Im Idealfall geben sie auch eine UVP an bzw. bieten die Drucker im eigenen Online-Store an.
Das wäre schonmal eine gute Basis um Preise zu vergleichen (vorausgesetzt man findet andere Händler).

Ob die Tinte UV-Beständig ist, spielt eher eine geringere Rolle.
Viel wichtiger dürfte es sein ob die Patronen (selbst) nachfüllbar sind.
Zum einem um den (laufenden) Kostenfaktor so gering wie möglich zu halten und zum anderen weil man bei Nachfülltinte unabhängiger ist.

Zur UV-Beständigkeit:
Da Nachfülltinte ja günstiger ist als originale Patronen, war diese (und ist es sicherlich auch Heute noch) ein beliebtes "Angriffsziel" für Testlabore (Computer Zeitschriften).
Neben der allgemeinen Qualität der Tinte wird i.d.R. auch die UV-Beständigkeit getestet.
Allerdings sollte Dir klar sein dass UV-Beständig nicht gleich UV-Beständig ist.
Der eine Ausdruck "altert" halt schneller/langsamer als der andere.
Aber wirklich "beständige" Tinte gibt es, soweit ich weiss, nicht.

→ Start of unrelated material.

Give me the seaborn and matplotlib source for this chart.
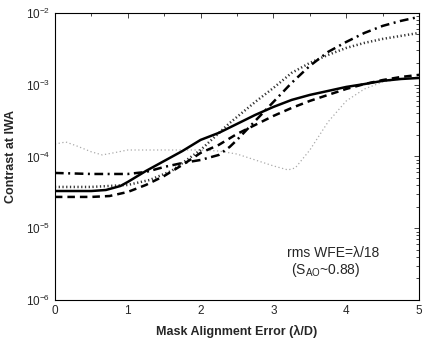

Aber wie hoch ist denn die Auflage?
Lohnt es sich überhaupt dafür einen Drucker anzuschaffen?
Alternativ würde ich mich mal nach Copy-Shops umsehen.
Der (kleine) Copy-Shop bei mir um die Ecke z.B. kann sogar bis 150cm Breite (oder waren es 120cm?) von der Rolle ausdrucken.
Somit wäre sogar ein Ausdruck in DIN 2A0 (doppelt so gross wie DIN A0) möglich. 
Für ein Plakat ausreichend. 

Gruss Dr Dau


----------



## chmee (8. Juni 2009)

In der aktuellen c't 13/09 ist ein Vergleich mehrerer A3-Drucker. Vielleicht hilft Dir das weiter.

mfg chmee


----------